La prolífica obra del señor Anónimo

Empezaré con una argumentación simplona, al estilo de Pero Grullo. Todas las calles, en ciudades y pueblos, tienen en alguno de sus extremos un rótulo que las identifica con su nombre: así es fácil saber dónde se está. En esas mismas calles, los edificios monumentales están igualmente señalados con una placa que los denomina y lo mismo pasa con las dependencias públicas, cada una con su correspondiente rotulación que no deja lugar a dudas sobre lo que se puede encontrar dentro. Si pasamos al terreno privado, los hechos son igualmente diáfanos; no hay comercio, tienda, despacho de profesionales o de servicios que no cuide de poner en su fachada un letrero que ayude a todo el mundo a localizar lo que busca. Y si salimos a las carreteras, encontraremos igualmente docenas de paneles marcando las direcciones y las oportunas señales indicando las salidas hacia otras direcciones e, incluso, en la mayoría de ellas, los puntos kilómetros que informan del lugar exacto en que el viajero se encuentra.
      Vivimos en la sociedad de la información, como de manera repetida se nos recuerda de vez en cuando, venga a cuento a no. Queremos estar informados, deseamos saberlo todo, aspiramos a disponer del mayor cúmulo posible de datos que nos den seguridad acerca de quienes somos y, sobre todo, de donde estamos. En ese despliegue de material informativo sobre el mundo que nos rodea hay un sector, una especialidad, que en una ciudad como Cuenca se mantiene en el más triste (e injusto) anonimato. Si en el imaginario recorrido callejero que aquí se propone vamos pasando por calles, plazas, edificios, museos, instalaciones oficiales, comercios, encontraremos esos cientos de placas de identificación, pero si nos sale al paso, casualmente, una figura escultórica, no sabremos qué representa y, menos aún, quien es su autor.

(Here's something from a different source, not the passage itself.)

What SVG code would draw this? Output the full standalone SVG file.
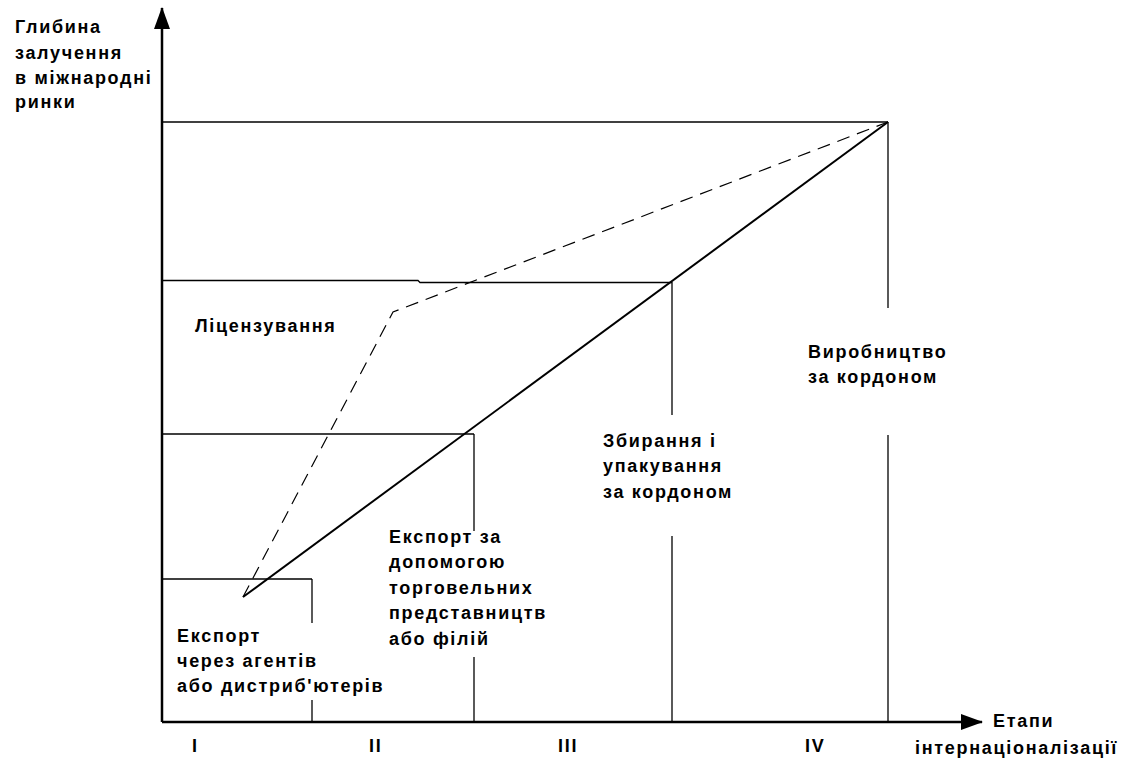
<svg xmlns="http://www.w3.org/2000/svg" width="1140" height="765" viewBox="0 0 1140 765">
<style>
.t{font-family:"Liberation Sans",Arial,sans-serif;font-weight:bold;font-size:18px;letter-spacing:1.7px;fill:#000}
.ln{stroke:#000;stroke-width:1.3;fill:none}
.ax{stroke:#000;stroke-width:2.5;fill:none}
.diag{stroke:#000;stroke-width:2;fill:none}
.dash{stroke:#000;stroke-width:1.2;fill:none;stroke-dasharray:13 8}
</style>
<defs>
<marker id="arrB" markerWidth="22" markerHeight="16" refX="21" refY="8" orient="auto" markerUnits="userSpaceOnUse" viewBox="0 0 22 16">
<path d="M0,0 L22,8 L0,16 Z" fill="#000"/>
</marker>
</defs>
<rect width="1140" height="765" fill="#fff"/>
<g id="connectors">
<line class="ax" x1="162" y1="722" x2="162" y2="8" marker-end="url(#arrB)"/>
<line class="ax" x1="162" y1="722" x2="982" y2="722" marker-end="url(#arrB)"/>
<line class="ln" x1="162" y1="122" x2="888" y2="122"/>
<polyline class="ln" points="162,280.5 418,280.5 420,282.5 672,282.5"/>
<line class="ln" x1="162" y1="434" x2="474" y2="434"/>
<line class="ln" x1="162" y1="579" x2="312" y2="579"/>
<line class="ln" x1="312" y1="579" x2="312" y2="623"/>
<line class="ln" x1="312" y1="700" x2="312" y2="722"/>
<line class="ln" x1="474" y1="434" x2="474" y2="531"/>
<line class="ln" x1="474" y1="657" x2="474" y2="722"/>
<line class="ln" x1="672" y1="282" x2="672" y2="415"/>
<line class="ln" x1="672" y1="536" x2="672" y2="722"/>
<line class="ln" x1="888" y1="122" x2="888" y2="308"/>
<line class="ln" x1="888" y1="435" x2="888" y2="722"/>
<line class="diag" x1="243" y1="597" x2="888" y2="122"/>
<polyline class="dash" points="243,597 393,312 888,122"/>
</g>
<g id="y-axis-label">
<text class="t" x="15" y="33">Глибина</text>
<text class="t" x="15" y="59">залучення</text>
<text class="t" x="15" y="84">в міжнародні</text>
<text class="t" x="15" y="108">ринки</text>
</g>
<g id="x-axis-label">
<text class="t" x="993" y="727">Етапи</text>
<text class="t" x="915" y="754">інтернаціоналізації</text>
</g>
<g id="stage-I">
<text class="t" x="192" y="752">I</text>
<text class="t" x="177" y="642">Експорт</text>
<text class="t" x="177" y="667">через агентів</text>
<text class="t" x="177" y="692">або дистриб'ютерів</text>
</g>
<g id="licensing">
<text class="t" x="195" y="332">Ліцензування</text>
</g>
<g id="stage-II">
<text class="t" x="369" y="752">II</text>
<text class="t" x="389" y="543">Експорт за</text>
<text class="t" x="389" y="568">допомогою</text>
<text class="t" x="389" y="594">торговельних</text>
<text class="t" x="389" y="619">представництв</text>
<text class="t" x="389" y="645">або філій</text>
</g>
<g id="stage-III">
<text class="t" x="558" y="752">III</text>
<text class="t" x="603" y="447">Збирання і</text>
<text class="t" x="603" y="472">упакування</text>
<text class="t" x="603" y="498">за кордоном</text>
</g>
<g id="stage-IV">
<text class="t" x="805" y="752">IV</text>
<text class="t" x="808" y="358">Виробництво</text>
<text class="t" x="808" y="383">за кордоном</text>
</g>
</svg>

       No es Cuenca una ciudad poblada con generosidad de imágenes escultóricas; más bien habría que decir lo contrario. Durante años sólo las figuras talladas por Marco Pérez en el parque de San Julián y el monumento a los muertos de la guerra de África, en la actual plaza de la Hispanidad, ocuparon entre nosotros ese capítulo dedicado a la ornamentación urbanística. Luego, cuando se puso en marcha, a mediados del siglo XX, la recuperación del casco antiguo, aparecieron tímidamente algunos bellísimos ejemplos, como la encantadora Virgen, de Fausto Culebras para la calle Madre de Dios o la delicada Moza del Cántaro, de Leonardo Martínez Bueno, en la plaza de San Nicolás (que es mi preferida, y por eso la elijo para ilustrar este artículo). Con el avance de los tiempos democráticos y la modernidad empezó a abrirse camino entre los regidores municipales la idea de que tanto ladrillo debería ser compensado poniendo acá y allá alguna escultura, concreta en algunos casos, figurativa en otros, abstracta incluso, cada una de ellas con su propio simbolismo y significado.
       Y así, al buen tuntún, fueron apareciendo imágenes de Javier Barrios con el Fray Luis de León junto al castillo, el Federico Muelas de San Pantaleón o El Nazareno de la plaza de la Constitución, que también encontró monumento de Gustavo Torner, a los pies de Mangana, y el Alfonso VIII de Miguel Zapata en los jardines de la Diputación con réplica de Barrios en la plaza del Obispo Valero, autor también de la reproducción de otra de Martínez Bueno en la rotonda de República Argentina, mientras que Tomás Bux colocó a Pedro Mercedes frente al barrio de San Antón. Y se fueron extendiendo figuras escultóricas, ahora ya bajo la influencia del diseño abstracto, de Belén González y Cruz Novillo (esta, la más voluminosa de todas) en Hermanos Becerril, y de Jesús Molina en Antonio Maura, frente a la antigua Resinera. Un artífice del hierro, José Luis Martínez, ha levantado una sugerente figura de Don Quijote en la calle de San Esteban y un muy expresivo Grupo Turbas en el inicio de la subida al casco antiguo. Lorenzo Redondo Badía es el último escultor en situar una obra suya, en la calle Colón. Y con ellas no se agota el repertorio, pues aún hay más ejemplos.
       Figuras, arte, expresividad, simbolismo. Como escribió Leo Cortijo hace una semana, “observadores inmóviles de la ciudad”. Todas estas esculturas, salvo la de Jesús Molina, aparecen sin identificar. Cierto que en el mundo del arte el autor más prolífico es el señor Anónimo. Pero estas obras callejeras distribuidas por las calles de Cuenca si tienen autores conocidos y no es justo, ni correcto, ni elegante, que a su lado no haya una placa (pequeñita, si se quiere, para que no estorbe) que deje constancia del título de la obra y del artista que la creó. Para que la gente lo sepa y dejen de ser anónimas.